What you will do:
Carry none of the pictures over; write out the complete data exactly.

## START Given material

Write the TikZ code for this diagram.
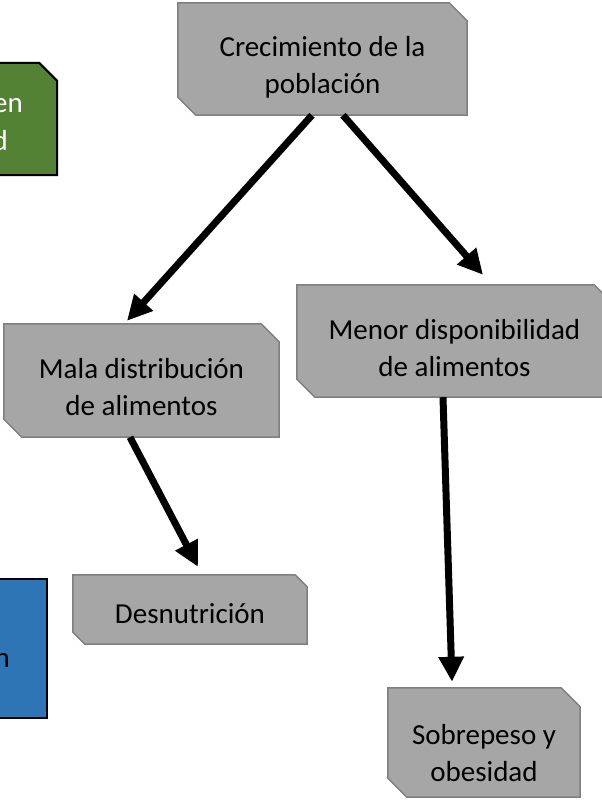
\documentclass[tikz,border=0pt]{standalone}
\usepackage{fontspec}
\setmainfont{Carlito}
\usetikzlibrary{arrows.meta,backgrounds}
\definecolor{boxfill}{HTML}{A6A6A6}
\definecolor{boxline}{HTML}{7F7F7F}
\definecolor{greenfill}{HTML}{548235}
\definecolor{bluefill}{HTML}{2E75B6}
\tikzset{
  txt/.style={draw=none, inner sep=0pt, align=center, font=\fontsize{29}{37}\selectfont},
  gshape/.style={fill=boxfill, draw=boxline, line width=1.5pt, line join=miter},
  arr/.style={line width=7pt, -{Triangle[length=25pt,width=24pt]}},
}
\begin{document}
\begin{tikzpicture}[x=1pt,y=-1pt]
\useasboundingbox (0,0) rectangle (602,801);
% main boxes
\node[txt, minimum width=289pt, minimum height=112pt] (crec) at (322.5,59) {};
\node[txt, minimum width=275pt, minimum height=113pt] (mala) at (141.5,380.5) {};
\node[txt, minimum width=315pt, minimum height=112pt] (menor) at (454.5,341) {};
\node[txt, minimum width=234pt, minimum height=69pt] (desn) at (190,609.5) {};
\node[txt, minimum width=192pt, minimum height=109pt] (sobre) at (484,742.5) {};
% texts
\node[txt] (crecT) at ([yshift=-8.5pt]crec.center) {Crecimiento de la\\población};
\node[txt] (malaT) at ([yshift=-6.5pt]mala.center) {Mala distribución\\de alimentos};
\node[txt] (menorT) at ([yshift=-7.5pt]menor.center) {Menor disponibilidad\\de alimentos};
\node[txt] (desnT) at ([yshift=-4pt]desn.center) {Desnutrición};
\node[txt] (sobreT) at ([yshift=-11pt]sobre.center) {Sobrepeso y\\obesidad};
% partial side boxes
\node[txt, minimum width=160pt, minimum height=112pt] (green) at (-23,119) {};
\node[txt, minimum width=160pt, minimum height=139pt] (blue) at (-33,648.5) {};
\node[txt, anchor=base east, text=white] (greenA) at (23,112) {en};
\node[txt, anchor=base east, text=white] (greenB) at (8,150) {d};
\node[txt, anchor=base east] (blueA) at (10,667) {n};
% connectors
\draw[arr] ([xshift=-10.5pt]crec.south) -- ([xshift=-14.5pt,yshift=3pt]mala.north);
\draw[arr] ([xshift=20.5pt]crec.south) -- ([xshift=28.5pt,yshift=10pt]menor.north);
\draw[arr] ([xshift=-11.5pt]mala.south) -- ([xshift=8pt,yshift=8pt]desn.north);
\draw[arr] ([xshift=-11.5pt]menor.south) -- ([xshift=-32pt,yshift=6pt]sobre.north);
% shapes behind
\begin{scope}[on background layer]
\fill[white] (0,0) rectangle (602,801);
\foreach \n/\c in {crec/18, mala/18, menor/18, desn/12, sobre/19} {
  \draw[gshape] (\n.north west) -- ([xshift=-\c pt]\n.north east) -- ([yshift=-\c pt]\n.north east)
    -- (\n.south east) -- ([xshift=\c pt]\n.south west) -- ([yshift=\c pt]\n.south west) -- cycle;
}
\draw[fill=greenfill, draw=black, line width=2pt] (green.north west) -- ([xshift=-18pt]green.north east)
  -- ([yshift=-18pt]green.north east) -- (green.south east) -- (green.south west) -- cycle;
\draw[fill=bluefill, draw=black, line width=2pt] (blue.north west) rectangle (blue.south east);
\end{scope}
\end{tikzpicture}
\end{document}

## END Given material

Written answer:
Write the TikZ code for this diagram.
\documentclass[tikz,border=0pt]{standalone}
\usepackage{fontspec}
\setmainfont{Carlito}
\usetikzlibrary{arrows.meta,backgrounds}
\definecolor{boxfill}{HTML}{A6A6A6}
\definecolor{boxline}{HTML}{7F7F7F}
\definecolor{greenfill}{HTML}{548235}
\definecolor{bluefill}{HTML}{2E75B6}
\tikzset{
  txt/.style={draw=none, inner sep=0pt, align=center, font=\fontsize{29}{37}\selectfont},
  gshape/.style={fill=boxfill, draw=boxline, line width=1.5pt, line join=miter},
  arr/.style={line width=7pt, -{Triangle[length=25pt,width=24pt]}},
}
\begin{document}
\begin{tikzpicture}[x=1pt,y=-1pt]
\useasboundingbox (0,0) rectangle (602,801);
% main boxes
\node[txt, minimum width=289pt, minimum height=112pt] (crec) at (322.5,59) {};
\node[txt, minimum width=275pt, minimum height=113pt] (mala) at (141.5,380.5) {};
\node[txt, minimum width=315pt, minimum height=112pt] (menor) at (454.5,341) {};
\node[txt, minimum width=234pt, minimum height=69pt] (desn) at (190,609.5) {};
\node[txt, minimum width=192pt, minimum height=109pt] (sobre) at (484,742.5) {};
% texts
\node[txt] (crecT) at ([yshift=-8.5pt]crec.center) {Crecimiento de la\\población};
\node[txt] (malaT) at ([yshift=-6.5pt]mala.center) {Mala distribución\\de alimentos};
\node[txt] (menorT) at ([yshift=-7.5pt]menor.center) {Menor disponibilidad\\de alimentos};
\node[txt] (desnT) at ([yshift=-4pt]desn.center) {Desnutrición};
\node[txt] (sobreT) at ([yshift=-11pt]sobre.center) {Sobrepeso y\\obesidad};
% partial side boxes
\node[txt, minimum width=160pt, minimum height=112pt] (green) at (-23,119) {};
\node[txt, minimum width=160pt, minimum height=139pt] (blue) at (-33,648.5) {};
\node[txt, anchor=base east, text=white] (greenA) at (23,112) {en};
\node[txt, anchor=base east, text=white] (greenB) at (8,150) {d};
\node[txt, anchor=base east] (blueA) at (10,667) {n};
% connectors
\draw[arr] ([xshift=-10.5pt]crec.south) -- ([xshift=-14.5pt,yshift=3pt]mala.north);
\draw[arr] ([xshift=20.5pt]crec.south) -- ([xshift=28.5pt,yshift=10pt]menor.north);
\draw[arr] ([xshift=-11.5pt]mala.south) -- ([xshift=8pt,yshift=8pt]desn.north);
\draw[arr] ([xshift=-11.5pt]menor.south) -- ([xshift=-32pt,yshift=6pt]sobre.north);
% shapes behind
\begin{scope}[on background layer]
\fill[white] (0,0) rectangle (602,801);
\foreach \n/\c in {crec/18, mala/18, menor/18, desn/12, sobre/19} {
  \draw[gshape] (\n.north west) -- ([xshift=-\c pt]\n.north east) -- ([yshift=-\c pt]\n.north east)
    -- (\n.south east) -- ([xshift=\c pt]\n.south west) -- ([yshift=\c pt]\n.south west) -- cycle;
}
\draw[fill=greenfill, draw=black, line width=2pt] (green.north west) -- ([xshift=-18pt]green.north east)
  -- ([yshift=-18pt]green.north east) -- (green.south east) -- (green.south west) -- cycle;
\draw[fill=bluefill, draw=black, line width=2pt] (blue.north west) rectangle (blue.south east);
\end{scope}
\end{tikzpicture}
\end{document}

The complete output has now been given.